Practical Steps for Implementation

To integrate Open Interest analysis into your trading workflow, follow these steps:

Step 1: Select Your Asset and Contract Choose the primary derivative contract you are tracking (e.g., BTC Perpetual Futures). Ensure you are tracking the total OI across all major exchanges if possible, or rely on aggregated data providers.

Step 2: Establish a Baseline Look at the historical OI data. What is the average OI over the last month or quarter? This establishes context. A sudden spike above the historical average is more significant than a spike during an already high-OI environment.
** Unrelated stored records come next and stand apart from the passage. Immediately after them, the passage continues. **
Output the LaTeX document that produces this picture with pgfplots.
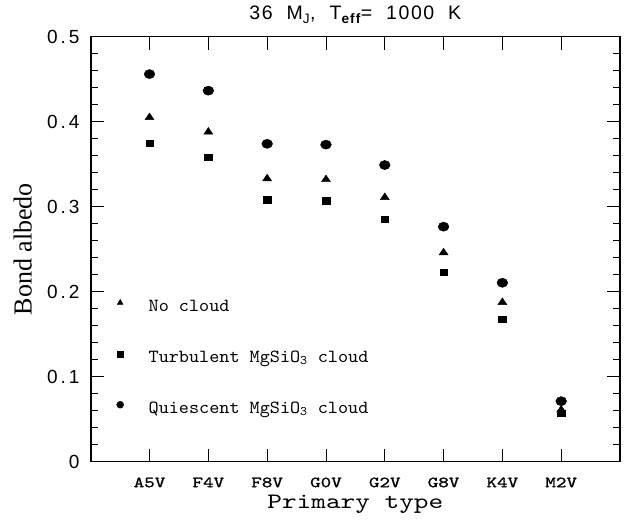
\documentclass[border=0pt]{standalone}
\usepackage{fontspec}
\setmainfont{Liberation Serif}
\newfontfamily\tickf{Liberation Sans}[LetterSpace=16]
\newfontfamily\titlef{Liberation Sans}[LetterSpace=8]
\newfontfamily\legf{lmmono10-regular.otf}[FakeStretch=1.04]
\newfontfamily\xlabf{lmmono10-regular.otf}[FakeStretch=1.27]
\newfontfamily\xtickf{lmmono10-regular.otf}[FakeStretch=1.3, FakeBold=1.2]
\usepackage{pgfplots}
\pgfplotsset{compat=1.18}
\usetikzlibrary{calc}

% index  noCloud  turbulent  quiescent
\pgfplotstableread{
x  nc      tu      qu
1  0.405   0.375   0.456
2  0.388   0.358   0.4365
3  0.333   0.308   0.374
4  0.332   0.307   0.373
5  0.311   0.285   0.349
6  0.246   0.223   0.2765
7  0.1875  0.1675  0.2105
8  0.061   0.057   0.0712
}\albedo

\begin{document}
\begin{tikzpicture}
\begin{axis}[
  scale only axis,
  width=529.3pt, height=425pt,
  xmin=0, xmax=9, ymin=0, ymax=0.5,
  xtick={1,2,3,4,5,6,7,8},
  xticklabels={A5V,F4V,F8V,G0V,G2V,G8V,K4V,M2V},
  ytick={0,0.1,0.2,0.3,0.4,0.5},
  yticklabels={0,0.1,0.2,0.3,0.4,0.5},
  minor y tick num=4,
  tick align=inside,
  xtick pos=both, ytick pos=both,
  axis line style={line width=1.6pt},
  tick style={line width=0.8pt, black},
  major tick length=13pt, minor tick length=7pt,
  xticklabel style={font=\xtickf\fontsize{15.5}{15.5}\selectfont, anchor=base, inner sep=0pt, yshift=-25.5pt},
  yticklabel style={font=\tickf\fontsize{19}{19}\selectfont, anchor=east, inner sep=0pt, xshift=-11pt},
  title={\titlef\fontsize{19.5}{19.5}\selectfont 36~~M\textsubscript{J},~~T\textsubscript{\bfseries eff}=~~1000~~K},
  title style={anchor=base, at={(axis description cs:0.5,1)}, yshift=10.7pt},
  xlabel={\xlabf\fontsize{22}{22}\selectfont Primary type},
  xlabel style={anchor=base, inner sep=0pt, at={(axis description cs:0.5,0)}, yshift=-46.5pt},
  ylabel={Bond albedo},
  ylabel style={font=\fontsize{26}{26}\selectfont, anchor=center, at={(axis description cs:-0.1285,0.5)}},
  legend image code/.code={\draw[#1] plot coordinates {(0pt,4.5pt)};},
  legend cell align=left,
  legend style={draw=none, fill=none, inner sep=0pt, outer sep=0pt,
    at={(axis cs:0.442,0.1935)}, anchor=north west,
    font=\legf\fontsize{18.5}{18.5}\selectfont,
    nodes={text height=12pt, text depth=4pt, inner sep=2pt},
    row sep=31pt, column sep=23pt},
]
\addlegendimage{only marks, mark=triangle*, mark size=3.3pt, black}
\addlegendentry{No cloud}
\addlegendimage{only marks, mark=square*, mark size=3pt, black}
\addlegendentry{Turbulent MgSiO\textsubscript{3} cloud}
\addlegendimage{only marks, mark=*, mark size=3.5pt, black}
\addlegendentry{Quiescent MgSiO\textsubscript{3} cloud}

\addplot[forget plot, only marks, mark=triangle*, mark size=5.2pt, black, mark options={yscale=0.86}] table[x=x, y=nc] {\albedo};
\addplot[forget plot, only marks, mark=square*, mark size=3.8pt, black, mark options={yscale=0.85}] table[x=x, y=tu] {\albedo};
\addplot[forget plot, only marks, mark=*, mark size=5.4pt, black, mark options={yscale=0.85}] table[x=x, y=qu] {\albedo};
\end{axis}
\pgfresetboundingbox
\path[use as bounding box] ($(current axis.south west)+(-90.7pt,-58.3pt)$) rectangle ($(current axis.north east)+(8pt,36.7pt)$);
\end{tikzpicture}
\end{document}
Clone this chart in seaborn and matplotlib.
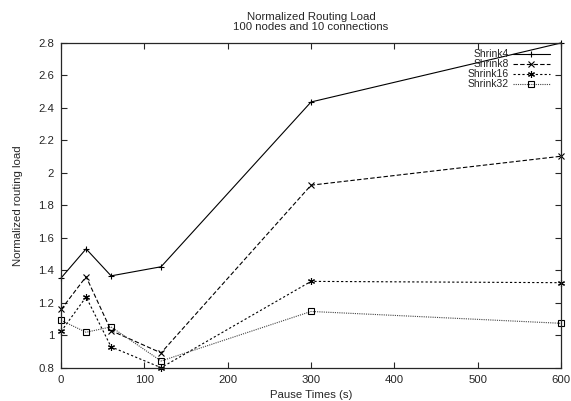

Step 3: Chart Comparison Overlay the daily or 4-hour price chart with the corresponding Open Interest chart. Use visual cues to identify the four scenarios described above.

Step 4: Correlate with Other Indicators Never trade solely on OI. Combine the analysis with momentum indicators (like RSI or MACD) and volume. For example, a rising price with rising OI that is *not* accompanied by strong momentum might suggest the trend is slowing down despite the capital commitment.

Step 5: Monitor Funding Rates If OI is high and rising, check the funding rate. Extreme funding rates often precede the unwinding of the prevailing trend, regardless of the OI direction.

Conclusion: Conviction is Key

Open Interest is the silent narrator of the derivatives market. It quantifies the commitment—the conviction—behind every price swing. For the beginner trader transitioning from spot markets to the leverage-rich environment of futures, mastering OI analysis is non-negotiable.

By systematically comparing price action against the flow of open capital, traders move beyond merely reacting to price changes. They begin to understand the underlying forces driving those changes, allowing them to align their trades with the established conviction of the broader market. Utilizing OI effectively transforms trading from guesswork into a calculated assessment of market depth and commitment.